## Exercise aim:
Write out the material exactly. Do not include the pictures.

● ● ● ● ●

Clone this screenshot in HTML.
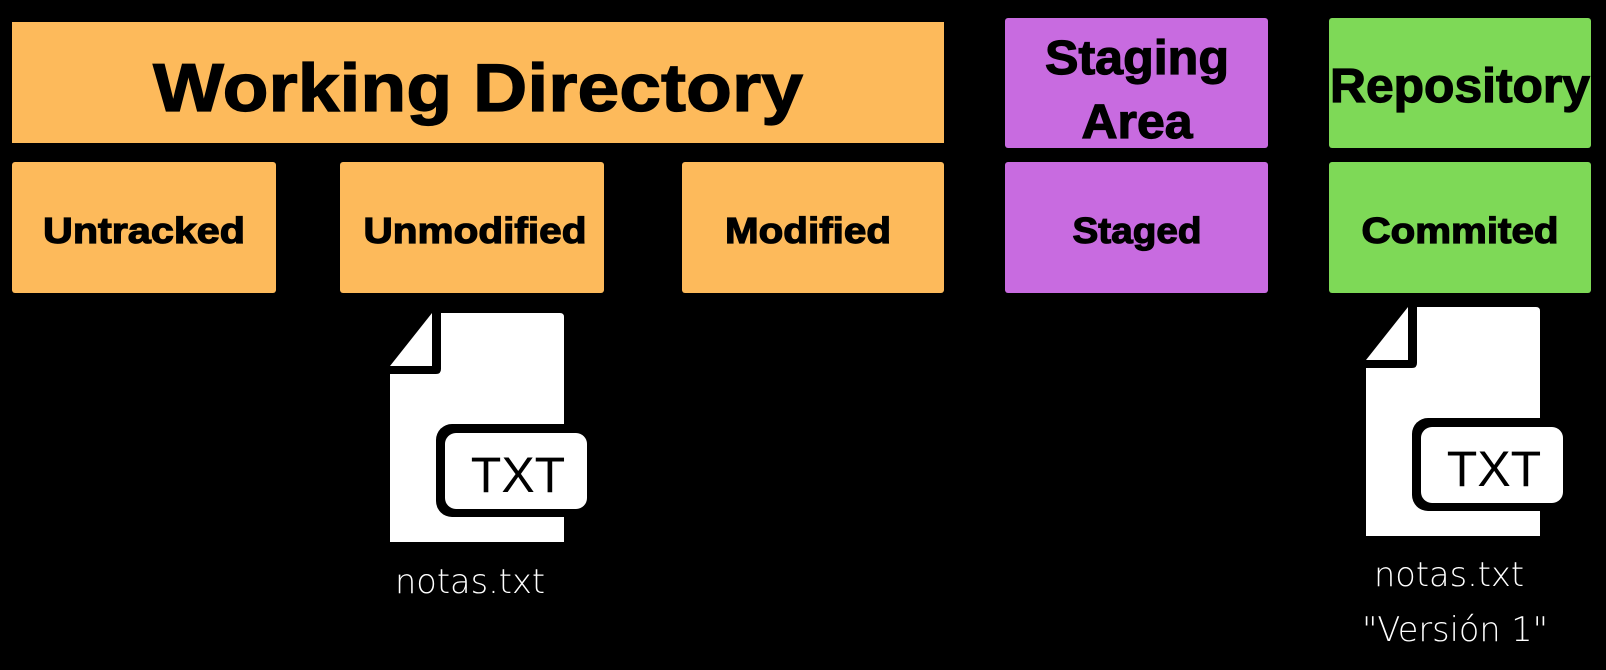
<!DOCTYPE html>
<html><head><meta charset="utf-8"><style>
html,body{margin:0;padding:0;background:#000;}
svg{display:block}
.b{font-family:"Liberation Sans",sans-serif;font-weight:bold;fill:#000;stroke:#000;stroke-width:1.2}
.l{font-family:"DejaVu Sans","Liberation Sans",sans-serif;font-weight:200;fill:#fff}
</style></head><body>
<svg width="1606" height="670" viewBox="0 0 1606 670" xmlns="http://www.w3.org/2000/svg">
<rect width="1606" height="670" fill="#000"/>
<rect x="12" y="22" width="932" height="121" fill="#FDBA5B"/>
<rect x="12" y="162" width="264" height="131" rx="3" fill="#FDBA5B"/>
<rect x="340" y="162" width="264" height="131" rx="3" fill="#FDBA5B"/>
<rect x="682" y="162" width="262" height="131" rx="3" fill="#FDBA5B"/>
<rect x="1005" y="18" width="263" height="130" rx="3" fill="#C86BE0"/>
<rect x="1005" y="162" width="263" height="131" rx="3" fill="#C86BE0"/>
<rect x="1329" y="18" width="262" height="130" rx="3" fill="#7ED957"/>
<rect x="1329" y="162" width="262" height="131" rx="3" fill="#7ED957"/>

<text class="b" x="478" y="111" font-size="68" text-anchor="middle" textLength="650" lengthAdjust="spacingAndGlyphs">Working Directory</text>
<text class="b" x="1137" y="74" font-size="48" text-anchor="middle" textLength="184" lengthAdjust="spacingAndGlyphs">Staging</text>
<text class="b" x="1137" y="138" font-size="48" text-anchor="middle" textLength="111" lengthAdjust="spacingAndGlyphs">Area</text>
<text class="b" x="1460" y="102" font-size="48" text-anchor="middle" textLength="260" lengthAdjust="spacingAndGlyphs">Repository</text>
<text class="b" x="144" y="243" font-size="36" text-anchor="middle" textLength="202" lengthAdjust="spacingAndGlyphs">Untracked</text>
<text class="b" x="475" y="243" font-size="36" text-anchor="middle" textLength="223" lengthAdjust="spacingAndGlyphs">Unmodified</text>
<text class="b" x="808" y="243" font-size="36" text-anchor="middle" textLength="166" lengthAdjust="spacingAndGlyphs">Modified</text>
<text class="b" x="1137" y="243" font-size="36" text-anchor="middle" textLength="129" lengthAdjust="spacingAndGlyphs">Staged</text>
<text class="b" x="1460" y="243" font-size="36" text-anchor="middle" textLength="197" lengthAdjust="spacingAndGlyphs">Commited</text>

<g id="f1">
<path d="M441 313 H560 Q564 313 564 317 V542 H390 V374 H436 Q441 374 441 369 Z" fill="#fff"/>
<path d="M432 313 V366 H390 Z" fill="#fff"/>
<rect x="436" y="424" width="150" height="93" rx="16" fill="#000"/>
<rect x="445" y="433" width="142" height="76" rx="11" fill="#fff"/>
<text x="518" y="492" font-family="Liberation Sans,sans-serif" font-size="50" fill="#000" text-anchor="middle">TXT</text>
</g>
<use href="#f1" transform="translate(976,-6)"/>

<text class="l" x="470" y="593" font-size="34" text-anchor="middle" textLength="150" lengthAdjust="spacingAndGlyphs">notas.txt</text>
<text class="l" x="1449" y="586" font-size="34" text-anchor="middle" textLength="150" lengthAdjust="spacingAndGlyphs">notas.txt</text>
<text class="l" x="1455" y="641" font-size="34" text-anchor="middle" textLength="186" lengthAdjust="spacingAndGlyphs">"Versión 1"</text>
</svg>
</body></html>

● ● ● ● ●

## Solution below:
Clone this screenshot in HTML.
<!DOCTYPE html>
<html><head><meta charset="utf-8"><style>
html,body{margin:0;padding:0;background:#000;}
svg{display:block}
.b{font-family:"Liberation Sans",sans-serif;font-weight:bold;fill:#000;stroke:#000;stroke-width:1.2}
.l{font-family:"DejaVu Sans","Liberation Sans",sans-serif;font-weight:200;fill:#fff}
</style></head><body>
<svg width="1606" height="670" viewBox="0 0 1606 670" xmlns="http://www.w3.org/2000/svg">
<rect width="1606" height="670" fill="#000"/>
<rect x="12" y="22" width="932" height="121" fill="#FDBA5B"/>
<rect x="12" y="162" width="264" height="131" rx="3" fill="#FDBA5B"/>
<rect x="340" y="162" width="264" height="131" rx="3" fill="#FDBA5B"/>
<rect x="682" y="162" width="262" height="131" rx="3" fill="#FDBA5B"/>
<rect x="1005" y="18" width="263" height="130" rx="3" fill="#C86BE0"/>
<rect x="1005" y="162" width="263" height="131" rx="3" fill="#C86BE0"/>
<rect x="1329" y="18" width="262" height="130" rx="3" fill="#7ED957"/>
<rect x="1329" y="162" width="262" height="131" rx="3" fill="#7ED957"/>

<text class="b" x="478" y="111" font-size="68" text-anchor="middle" textLength="650" lengthAdjust="spacingAndGlyphs">Working Directory</text>
<text class="b" x="1137" y="74" font-size="48" text-anchor="middle" textLength="184" lengthAdjust="spacingAndGlyphs">Staging</text>
<text class="b" x="1137" y="138" font-size="48" text-anchor="middle" textLength="111" lengthAdjust="spacingAndGlyphs">Area</text>
<text class="b" x="1460" y="102" font-size="48" text-anchor="middle" textLength="260" lengthAdjust="spacingAndGlyphs">Repository</text>
<text class="b" x="144" y="243" font-size="36" text-anchor="middle" textLength="202" lengthAdjust="spacingAndGlyphs">Untracked</text>
<text class="b" x="475" y="243" font-size="36" text-anchor="middle" textLength="223" lengthAdjust="spacingAndGlyphs">Unmodified</text>
<text class="b" x="808" y="243" font-size="36" text-anchor="middle" textLength="166" lengthAdjust="spacingAndGlyphs">Modified</text>
<text class="b" x="1137" y="243" font-size="36" text-anchor="middle" textLength="129" lengthAdjust="spacingAndGlyphs">Staged</text>
<text class="b" x="1460" y="243" font-size="36" text-anchor="middle" textLength="197" lengthAdjust="spacingAndGlyphs">Commited</text>

<g id="f1">
<path d="M441 313 H560 Q564 313 564 317 V542 H390 V374 H436 Q441 374 441 369 Z" fill="#fff"/>
<path d="M432 313 V366 H390 Z" fill="#fff"/>
<rect x="436" y="424" width="150" height="93" rx="16" fill="#000"/>
<rect x="445" y="433" width="142" height="76" rx="11" fill="#fff"/>
<text x="518" y="492" font-family="Liberation Sans,sans-serif" font-size="50" fill="#000" text-anchor="middle">TXT</text>
</g>
<use href="#f1" transform="translate(976,-6)"/>

<text class="l" x="470" y="593" font-size="34" text-anchor="middle" textLength="150" lengthAdjust="spacingAndGlyphs">notas.txt</text>
<text class="l" x="1449" y="586" font-size="34" text-anchor="middle" textLength="150" lengthAdjust="spacingAndGlyphs">notas.txt</text>
<text class="l" x="1455" y="641" font-size="34" text-anchor="middle" textLength="186" lengthAdjust="spacingAndGlyphs">"Versión 1"</text>
</svg>
</body></html>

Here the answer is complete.